# SiteGrinder2 ?



## tbiggs (Jan 26, 2007)

Hey Everyone,

OK! I need honest opinions here. I am a graphic artist as well as 3D artist. I am getting ready to launch my T-shirt company and need to build a website to showcase and sell our products. I am not any kind of programmer. I don't know html, xhtml, asp, php or any other kind of language other than English. With that said, has anyone used or have experience with SiteGrinder2 from medialabs to create their websites? Good, Bad, Indifferent? It sounds like it would be perfect for me (someone who does not know anything about programming) but does it actually work and create a decent webpage? Thanks in advance for your help.


----------



## Rodney (Nov 3, 2004)

> but does it actually work and create a decent webpage?

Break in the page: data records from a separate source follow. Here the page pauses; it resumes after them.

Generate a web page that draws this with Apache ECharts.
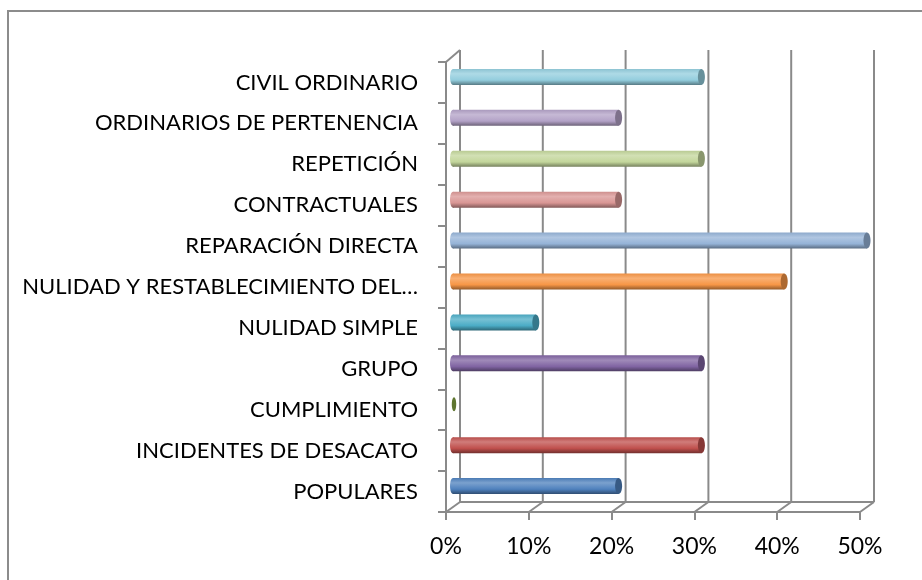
<!DOCTYPE html>
<html>
<head>
<meta charset="utf-8">
<script src="https://cdn.jsdelivr.net/npm/echarts@6/dist/echarts.min.js"></script>
<style>html,body{margin:0;padding:0;background:#fff;}#c{width:922px;height:580px;}</style>
</head>
<body>
<div id="c"></div>
<script>
var categories = ['POPULARES','INCIDENTES DE DESACATO','CUMPLIMIENTO','GRUPO','NULIDAD SIMPLE','NULIDAD Y RESTABLECIMIENTO DEL…','REPARACIÓN DIRECTA','CONTRACTUALES','REPETICIÓN','ORDINARIOS DE PERTENENCIA','CIVIL ORDINARIO'];
var values = [20, 30, 0, 30, 10, 40, 50, 20, 30, 20, 30];
var barColors = ['#4F81BD','#C0504D','#77933C','#8064A2','#4BACC6','#F79646','#95B3D7','#D99694','#C3D69B','#B3A2C7','#93CDDD'];
var xTicks = [0, 10, 20, 30, 40, 50];

var DX = 14, DY = -10;      // depth offset of the back wall
var BX = 7, BY = -5.5;      // bars sit at mid depth
var FONT = 'Lato';
var GRID = '#8a8a8a';

function hexToRgb(h){h=h.replace('#','');return [parseInt(h.substr(0,2),16),parseInt(h.substr(2,2),16),parseInt(h.substr(4,2),16)];}
function mix(c, t){ // t>0 towards white, t<0 towards black
  var r = hexToRgb(c);
  var o = r.map(function(v){ return Math.round(t>0 ? v+(255-v)*t : v*(1+t)); });
  return 'rgb('+o.join(',')+')';
}

var barData = values.map(function(v,i){ return [i, v]; });

function renderBar(params, api){
  var idx = api.value(0), v = api.value(1);
  var c = barColors[idx];
  var p0 = api.coord([0, idx]), p1 = api.coord([v, idx]);
  var h = 16;
  var x0 = p0[0]+BX, x1 = p1[0]+BX, cy = p0[1]+BY;
  if (v === 0) {
    return {type:'ellipse', shape:{cx:x0+1, cy:cy, rx:2.2, ry:7}, style:{fill:mix(c,-0.2)}};
  }
  var grad = new echarts.graphic.LinearGradient(0,0,0,1,[
    {offset:0, color:mix(c,-0.05)},
    {offset:0.3, color:mix(c,0.25)},
    {offset:0.7, color:c},
    {offset:1, color:mix(c,-0.4)}
  ]);
  return {type:'group', children:[
    {type:'ellipse', shape:{cx:x0, cy:cy, rx:3, ry:h/2}, style:{fill:grad}},
    {type:'rect', shape:{x:x0, y:cy-h/2, width:x1-x0, height:h}, style:{fill:grad}},
    {type:'ellipse', shape:{cx:x1, cy:cy, rx:3.5, ry:h/2}, style:{fill:mix(c,-0.3)}}
  ]};
}

function renderFrame(params, api){
  var cs = params.coordSys;
  var top = cs.y;
  var bot = cs.y + cs.height;
  var ch = [];
  var ls = {stroke:GRID, lineWidth:2};
  xTicks.forEach(function(t){
    var x = api.coord([t, 0])[0];
    ch.push({type:'line', shape:{x1:x+DX, y1:top+DY-2, x2:x+DX, y2:bot+DY}, style:ls});
    ch.push({type:'line', shape:{x1:x, y1:bot, x2:x+DX, y2:bot+DY}, style:ls});
  });
  var xa = api.coord([xTicks[0],0])[0], xb = api.coord([xTicks[xTicks.length-1],0])[0];
  ch.push({type:'line', shape:{x1:xa+DX, y1:bot+DY, x2:xb+DX, y2:bot+DY}, style:ls});
  ch.push({type:'line', shape:{x1:xa, y1:top, x2:xa+DX, y2:top+DY-2}, style:ls});
  return {type:'group', children:ch};
}

var chart = echarts.init(document.getElementById('c'), null, {renderer:'canvas'});
chart.setOption({
  animation:false,
  backgroundColor:'#fff',
  graphic:[{type:'rect', shape:{x:8, y:11, width:940, height:620}, style:{fill:'none', stroke:'#8c8c8c', lineWidth:2}, z:-10}],
  grid:{left:446, right:62, top:62, bottom:68},
  xAxis:{type:'value', min:0, max:50, interval:10,
    axisLine:{show:true, lineStyle:{color:GRID, width:2}},
    axisTick:{show:true, length:8, lineStyle:{color:GRID, width:2}},
    splitLine:{show:false},
    axisLabel:{formatter:'{value}%', color:'#000', fontFamily:FONT, fontSize:23, margin:23}
  },
  yAxis:{type:'category', data:categories,
    axisLine:{show:true, lineStyle:{color:GRID, width:2}},
    axisTick:{show:true, length:8, lineStyle:{color:GRID, width:2}},
    axisLabel:{color:'#000', fontFamily:FONT, fontSize:22, margin:28}
  },
  series:[
    {type:'custom', name:'frame', renderItem:renderFrame, data:[[0,0]], encode:{x:1,y:0}, clip:false, z:1, silent:true},
    {type:'custom', name:'bars', renderItem:renderBar, data:barData, encode:{x:1,y:0}, clip:false, z:5}
  ]
});
</script>
</body>
</html>
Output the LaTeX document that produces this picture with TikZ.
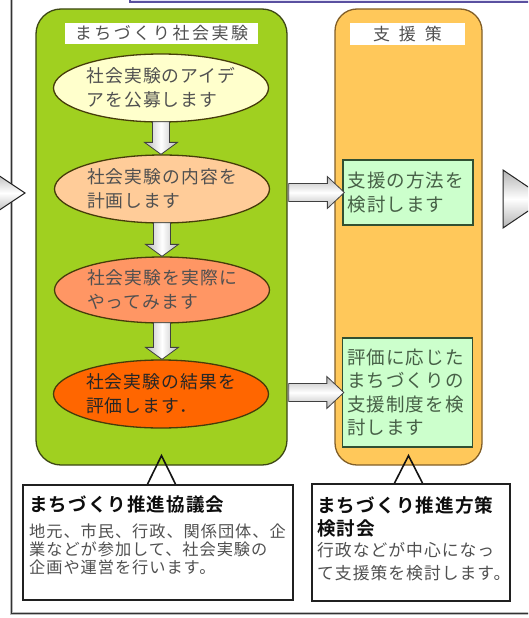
\documentclass[tikz,border=0pt]{standalone}
\usepackage{fontspec}
\setmainfont{Noto Sans CJK JP}
\newfontfamily\jp[LetterSpace=6]{Noto Sans CJK JP}
\newfontfamily\jpt[LetterSpace=15]{Noto Sans CJK JP}
\newfontfamily\jpb[LetterSpace=6]{Noto Sans CJK JP Bold}
\usetikzlibrary{shapes.geometric,calc}
\definecolor{limeg}{RGB}{160,208,32}
\definecolor{gborder}{RGB}{60,70,20}
\definecolor{orfill}{RGB}{255,200,90}
\definecolor{orborder}{RGB}{130,95,40}
\definecolor{ellA}{RGB}{255,255,204}
\definecolor{ellB}{RGB}{255,204,153}
\definecolor{ellC}{RGB}{255,150,100}
\definecolor{ellD}{RGB}{255,102,0}
\definecolor{ellborder}{RGB}{70,60,10}
\definecolor{mint}{RGB}{204,255,204}
\definecolor{mintborder}{RGB}{50,80,50}
\definecolor{mintext}{RGB}{70,95,70}
\definecolor{txtgrey}{RGB}{80,80,80}
\definecolor{lav}{RGB}{228,228,246}
\definecolor{lavborder}{RGB}{90,80,160}
\newcommand\dnarrow[2]{%
  \path[downarr] ($(#1.south)+(-8.5,-1)$) -- ($(#1.south|-#2.north)+(-8.5,-12)$)
    -- ($(#1.south|-#2.north)+(-16.5,-12)$) -- (#1.south|-#2.north)
    -- ($(#1.south|-#2.north)+(16.5,-12)$) -- ($(#1.south|-#2.north)+(8.5,-12)$)
    -- ($(#1.south)+(8.5,-1)$) -- cycle;}
\newcommand\rtarrow[2]{%
  \path[rightarr] ($(#1.east|-#2.west)+(1,-9)$) -- ($(#2.west)+(-15,-9)$)
    -- ($(#2.west)+(-15,-16)$) -- ($(#2.west)+(2,0)$)
    -- ($(#2.west)+(-15,16)$) -- ($(#2.west)+(-15,9)$)
    -- ($(#1.east|-#2.west)+(1,9)$) -- cycle;}
\begin{document}
\begin{tikzpicture}[x=1pt,y=-1pt,
  colbox/.style={draw, line width=1.3pt, inner sep=0pt},
  titlebox/.style={fill=white, inner sep=0pt, text=txtgrey, font=\jpt\fontsize{17}{20}\selectfont},
  ellnode/.style={ellipse, draw=ellborder, line width=1.3pt, inner sep=0pt,
    minimum width=215pt, minimum height=68pt, align=left, text=txtgrey,
    font=\jp\fontsize{17.8}{24}\selectfont},
  supbox/.style={draw=mintborder, fill=mint, line width=1.3pt, inner xsep=4.5pt, inner ysep=0pt,
    text width=121pt, align=left, text=mintext, font=\jp\fontsize{18.5}{23.5}\selectfont},
  callbox/.style={draw=gray!25!black, fill=white, line width=1.8pt, inner sep=0pt},
  downarr/.style={draw=gray!50!black, line width=0.8pt, left color=gray!55, right color=gray!55, middle color=white},
  rightarr/.style={draw=gray!50!black, line width=0.8pt, top color=gray!55, bottom color=gray!55, middle color=white},
  sidetri/.style={draw=gray!30!black, line width=1pt, top color=gray!60, bottom color=gray!60, middle color=white}]
\useasboundingbox (0,0) rectangle (528,618);
\clip (0,0) rectangle (528,618);
\fill[white] (0,0) rectangle (528,618);
% top box and frame
\draw[draw=lavborder, fill=lav, line width=1.2pt] (130,-20) rectangle (545,2);
\draw[gray!55, line width=3pt] (11,-5) -- (11,613) -- (540,613);
\draw[gray!40!black, line width=0.8pt] (11,-5) -- (11,613) -- (540,613);
% side triangles
\path[sidetri] (-8,171) -- (25,193) -- (-8,215) -- cycle;
\path[sidetri] (503,170) -- (546,199) -- (503,228) -- cycle;
% column boxes
\node[colbox, draw=gborder, fill=limeg, rounded corners=25pt, minimum width=251pt, minimum height=456pt] (gbox) at (161.5,237) {};
\node[colbox, draw=orborder, fill=orfill, rounded corners=22pt, minimum width=147pt, minimum height=456pt] (obox) at (408.5,237) {};
\node[titlebox, minimum width=193pt, minimum height=21pt] (gtitle) at (161.5,33.5) {まちづくり社会実験};
\node[titlebox, minimum width=115pt, minimum height=22pt] (otitle) at (407.5,34) {支\hspace{9pt}援\hspace{9pt}策};
% ellipses
\node[ellnode, fill=ellA] (e1) at (161,88) {社会実験のアイデ\\アを公募します};
\node[ellnode, fill=ellB] (e2) at (162,189) {社会実験の内容を\\計画します};
\node[ellnode, fill=ellC, minimum height=66pt] (e3) at (162,290) {社会実験を実際に\\やってみます};
\node[ellnode, fill=ellD, text=gray!30!black] (e4) at (161,394) {社会実験の結果を\\評価します．};
\dnarrow{e1}{e2}
\dnarrow{e2}{e3}
\dnarrow{e3}{e4}
% support boxes
\node[supbox, minimum height=65pt] (s1) at (408,192.5) {支援の方法を\\検討します};
\node[supbox, minimum height=109pt] (s2) at (407.5,392.5) {評価に応じた\\まちづくりの\\支援制度を検\\討します};
\rtarrow{gbox}{s1}
\rtarrow{gbox}{s2}
% callouts
\node[callbox, minimum width=270pt, minimum height=115pt] (c1) at (158,542.5) {};
\draw[gray!15!black, line width=1.6pt] ($(gbox.south|-c1.north)+(-14,0)$) -- ($(gbox.south)+(0,-10)$) -- ($(gbox.south|-c1.north)+(14,0)$);
\node[anchor=west, inner sep=0pt, text=gray!10!black, font=\jpb\fontsize{18.5}{20}\selectfont] (c1t) at (29,504) {まちづくり推進協議会};
\node[anchor=north west, inner sep=0pt, align=left, text=txtgrey, font=\jp\fontsize{16.2}{18}\selectfont] (c1b) at (29,524) {地元、市民、行政、関係団体、企\\業などが参加して、社会実験の\\企画や運営を行います。};
\node[callbox, minimum width=198pt, minimum height=117pt] (c2) at (411,542.5) {};
\draw[gray!15!black, line width=1.6pt] ($(obox.south|-c2.north)+(-14,0)$) -- ($(obox.south)+(0,-10)$) -- ($(obox.south|-c2.north)+(14,0)$);
\node[anchor=north west, inner sep=0pt, align=left, text=gray!10!black, font=\jpb\fontsize{18.6}{23}\selectfont] (c2t) at (317,496) {まちづくり推進方策\\検討会};
\node[anchor=north west, inner sep=0pt, align=left, text=txtgrey, font=\jp\fontsize{16.8}{23}\selectfont] (c2b) at (317,542) {行政などが中心になっ\\て支援策を検討します。};
\end{tikzpicture}
\end{document}
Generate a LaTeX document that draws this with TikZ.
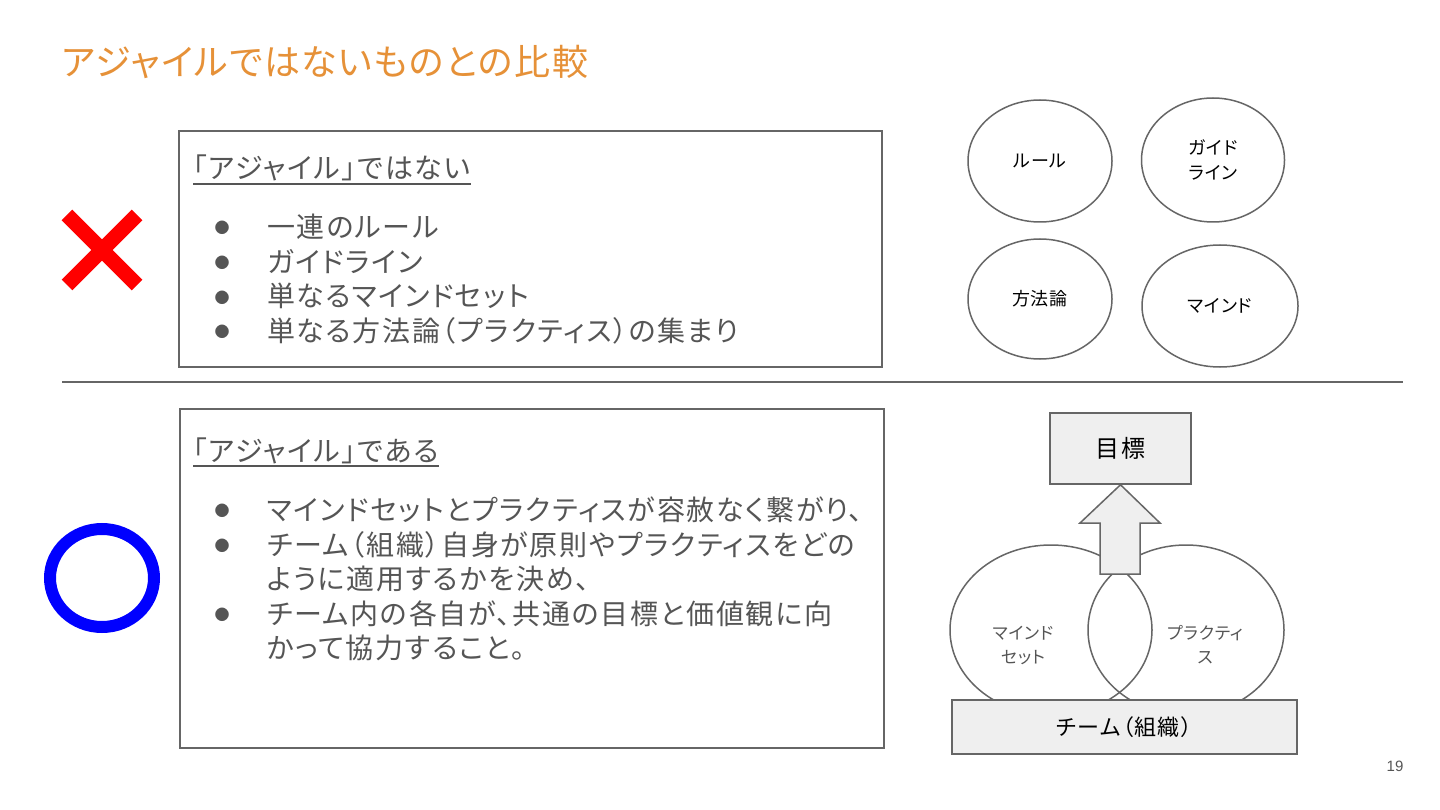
\documentclass[tikz,border=0pt]{standalone}
\usepackage{fontspec}
\usetikzlibrary{shapes.geometric}
\setmainfont{Noto Sans CJK JP}[RawFeature=+palt, LetterSpace=6]
\newfontfamily\titlefont{Noto Sans CJK JP}[RawFeature=+palt, LetterSpace=4]
\newfontfamily\smallfont{Noto Sans CJK JP}[RawFeature=+palt, LetterSpace=4]
\newfontfamily\latinfont{Liberation Sans}
\definecolor{txtgray}{HTML}{555555}
\definecolor{linegray}{HTML}{666666}
\definecolor{titleorange}{HTML}{E69138}
\definecolor{boxfill}{HTML}{EFEFEF}
\definecolor{xred}{HTML}{FF0000}
\definecolor{oblue}{HTML}{0000FF}
\tikzset{
  panel/.style={draw=linegray, line width=2pt},
  heading/.style={anchor=base west, inner sep=0pt, text=txtgray, font=\fontsize{28}{32}\selectfont},
  itemtext/.style={anchor=base west, inner sep=0pt, text=txtgray, font=\fontsize{28}{32}\selectfont},
  bulletmark/.style={anchor=base, inner sep=0pt, text=txtgray, font=\fontsize{15}{18}\selectfont},
  bubble/.style={draw=linegray, line width=1.5pt},
  bubbletext/.style={align=center, inner sep=0pt, text=black, font=\smallfont\fontsize{18}{25}\selectfont},
  venntext/.style={align=center, inner sep=0pt, text=txtgray, font=\smallfont\fontsize{17}{24}\selectfont},
  graybox/.style={draw=linegray, line width=1.5pt, fill=boxfill},
}
\begin{document}
\begin{tikzpicture}[x=1pt,y=-1pt]
\useasboundingbox (0,0) rectangle (1440,810);
\fill[white] (0,0) rectangle (1440,810);

% title
\node[anchor=base west, inner sep=0pt, text=titleorange, font=\titlefont\fontsize{36}{40}\selectfont] (title) at (62,76) {アジャイルではないものとの比較};

% top panel
\draw[panel] (179,131) rectangle (882,367);
\node[heading] (h1) at (193,179) {「アジャイル」ではない};
\draw[txtgray, line width=2pt] ([yshift=-5pt]h1.base west) -- ([yshift=-5pt]h1.base east);
\node[bulletmark] (b1) at (222,234) {●};
\node[itemtext] (t1) at (267,238) {一連のルール};
\node[bulletmark] (b2) at (222,269) {●};
\node[itemtext] (t2) at (267,273) {ガイドライン};
\node[bulletmark] (b3) at (222,303) {●};
\node[itemtext] (t3) at (267,307) {単なるマインドセット};
\node[bulletmark] (b4) at (222,337) {●};
\node[itemtext] (t4) at (267,341) {単なる方法論（プラクティス）の集まり};

% red cross
\draw[xred, line width=15pt] (67,215) -- (137,285);
\draw[xred, line width=15pt] (137,215) -- (67,285);

% divider
\draw[linegray, line width=2pt] (62,382) -- (1403,382);

% bottom panel
\draw[panel] (180,409) rectangle (884,748);
\node[heading] (h2) at (193,461) {「アジャイル」である};
\draw[txtgray, line width=2pt] ([yshift=-5pt]h2.base west) -- ([yshift=-5pt]h2.base east);
\node[bulletmark] (c1) at (222,516) {●};
\node[itemtext] (u1) at (267,520) {マインドセットとプラクティスが容赦なく繋がり、};
\node[bulletmark] (c2) at (222,551) {●};
\node[itemtext] (u2) at (267,555) {チーム（組織）自身が原則やプラクティスをどの};
\node[itemtext] (u2b) at (267,589) {ように適用するかを決め、};
\node[bulletmark] (c3) at (222,620) {●};
\node[itemtext] (u3) at (267,624) {チーム内の各自が、共通の目標と価値観に向};
\node[itemtext] (u3b) at (267,658) {かって協力すること。};

% blue circle
\draw[oblue, line width=12pt] (102,578) ellipse [x radius=52, y radius=49];

% top-right bubbles
\node[bubble, ellipse, minimum width=144pt, minimum height=122pt, inner sep=0pt] (e1) at (1040,161) {};
\node[bubbletext] at (e1.center) {ルール};
\node[bubble, ellipse, minimum width=143pt, minimum height=124pt, inner sep=0pt] (e2) at (1213,160) {};
\node[bubbletext] at (e2.center) {ガイド\\ライン};
\node[bubble, ellipse, minimum width=144pt, minimum height=120pt, inner sep=0pt] (e3) at (1040,299) {};
\node[bubbletext] at (e3.center) {方法論};
\node[bubble, ellipse, minimum width=156pt, minimum height=122pt, inner sep=0pt] (e4) at (1220,306) {};
\node[bubbletext] at (e4.center) {マインド};

% venn
\draw[bubble] (1051,630) ellipse [x radius=101, y radius=85];
\draw[bubble] (1186,630) ellipse [x radius=98, y radius=85];
\node[venntext] (vm) at (1023,645) {マインド\\セット};
\node[venntext] (vp) at (1205,645) {プラクティ\\ス};
\node[graybox, minimum width=345pt, minimum height=54pt, inner sep=0pt, font=\fontsize{22}{26}\selectfont, text=black] (team) at (1124.5,727) {チーム（組織）};
\node[graybox, minimum width=141pt, minimum height=71pt, inner sep=0pt, font=\fontsize{24}{28}\selectfont, text=black] (goal) at (1120.5,448.5) {目標};
\coordinate (tip) at (goal.south);
\draw[graybox] (tip) -- (1160,523) -- (1140,523) -- (1140,574) -- (1100,574) -- (1100,523) -- (1080,523) -- cycle;

% page number
\node[inner sep=0pt, text=txtgray, font=\latinfont\fontsize{15}{18}\selectfont] (pg) at (1395,766) {19};
\end{tikzpicture}
\end{document}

Do they have any examples posted that show the final webpage that was created from sitegrinder2? 

Do they have any ecommerce examples posted that were made with sitegrinder2?

I've never heard of it myself, but looking at the description it looks like it's just a plugin program that takes a website graphic layout that you've designed in photoshop and creates the HTML for you.

So it will work to get your photoshop web design into actual HTML, but it won't design the website for you. It won't contain any ecommerce functions.

What are you looking to do with your website?


----------



## tbiggs (Jan 26, 2007)

Rodney said:


> Do they have any examples posted that show the final webpage that was created from sitegrinder2?
> 
> Do they have any ecommerce examples posted that were made with sitegrinder2?
> 
> ...


On the website they do have examples and they look nice.

They state on their site it was created with sitegrinder2 and they have e-commerce availability.

You are correct! It is a plugin for Photoshop and you basically design the look and feel of your site directly in photoshop. It also creates CSS.

I believe that is correct. I have an e-mail into them to find out. But I have a friend who can do the php programming for me to integrate a shopping cart into the site. So I think I would be ok. Any thoughts? good idea or bad idea?

Advertise and sell our brand.


----------



## deweyevans (Mar 8, 2007)

Tbiggs, Have you tried that site yet? How is it? I need to sign up a website also.


----------



## tbiggs (Jan 26, 2007)

deweyevans said:


> Tbiggs, Have you tried that site yet? How is it? I need to sign up a website also.


Not yet. I am researching and making sure it is going to work with my needs. You can download a trial version to see if you like it or not. I downloaded the trial and so far I am impressed. I just want to make sure I can integrate a shopping cart, otherwise it will be useless to me.

Good Luck!


----------



## Rodney (Nov 3, 2004)

> I just want to make sure I can integrate a shopping cart, otherwise it will be useless to me.


Once you have the HTML that the program produces, you can integrate it into just about any shopping cart (with varying degrees of difficulty depending on the shopping cart program).

Shopping carts just need you to cut and paste HTML code into the appropriate areas to be customized.


----------



## tbiggs (Jan 26, 2007)

Rodney said:


> Once you have the HTML that the program produces, you can integrate it into just about any shopping cart (with varying degrees of difficulty depending on the shopping cart program).
> 
> Shopping carts just need you to cut and paste HTML code into the appropriate areas to be customized.


Thanks for the feedback Rodney.


----------